Confeccionado el pelotón de la muerte se iniciaría el viaje hacia el bloque Nº 11, que habría de ser su última morada. Antes de entrar los ajusticiados se desnudaron y allí quedaron encerrados para que el hambre y la sed hicieran el resto. Al cabo de 14 días se dio orden de acabar con los que aún siguieran con vida. El 14 de agosto de 1941 el embajador de la muerte entró con una jeringuilla cargada de ácido fénico y la descargó en el brazo del preso 16670, que resultaba ser aquel niño que decía que había visto a la Virgen con dos coronas una blanca la de la pureza y la otra roja la del martirio y al preguntarle cual quería, él había respondido, que las dos; era aquel joven franciscano enamorado de la Inmaculada, era aquel entusiasta promotor, que el 16 de octubre de 1917 fundara la Pía Unión de la Milicia de María Inmaculada, era aquel hijo espiritual de Francisco de Asís, ordenado sacerdote el 1918 y quien desde 1930 fuera misionero en Oriente, fundando en aquellas tierras centros en honor a la Inmaculada Virgen María. Ese recluso con el Nº 16670 era Maximiliano Kolbe, el mismo que hoy veneramos como “mártir de la caridad”.

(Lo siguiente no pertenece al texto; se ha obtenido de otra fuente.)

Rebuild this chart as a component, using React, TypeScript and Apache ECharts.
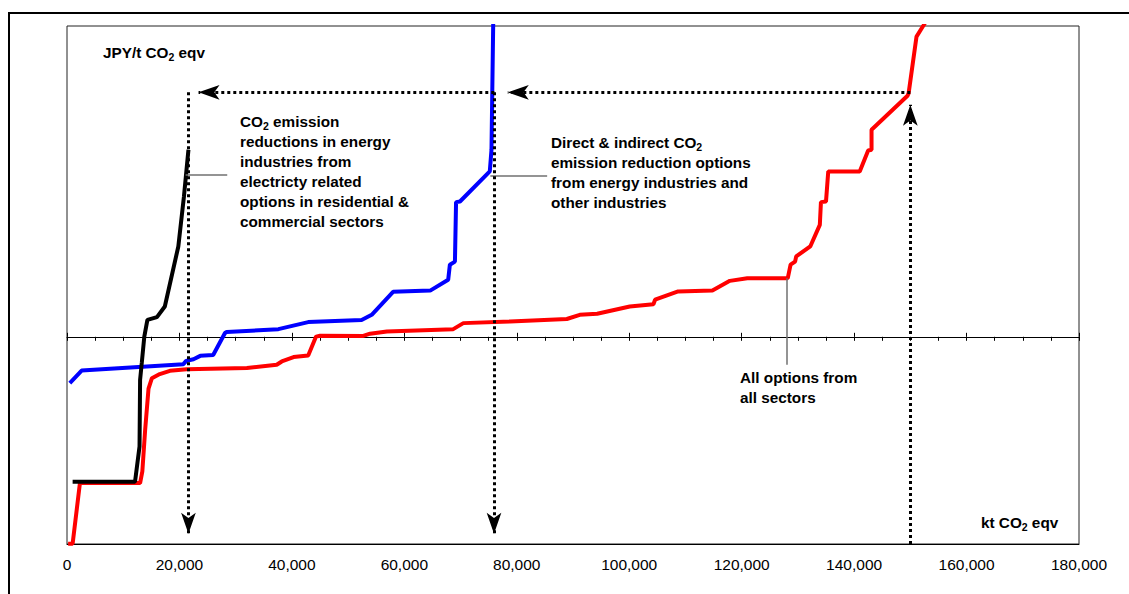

Reflexión desde el contexto actual:
Este mártir de la caridad nos trae el recuerdo de tantos otros mártires cristianos que están muriendo por su fe en puntos dispersos por Asia y África, aunque los medios de comunicación no hablen de ellos. Los mártires de nuestros días son muchos, si bien permanecen en el más absoluto anonimato; muchos son los cristianos que hoy están siendo víctimas del odio y de la violencia, por lo que pedimos a S Maximiliano que interceda por ellos para que nunca les falten la fe, la generosidad y el valor necesarios. Los mártires siempre han sido los amigos fuertes de Dios que el mundo necesita. En nuestro mundo los sigue habiendo, aunque no queramos verlos.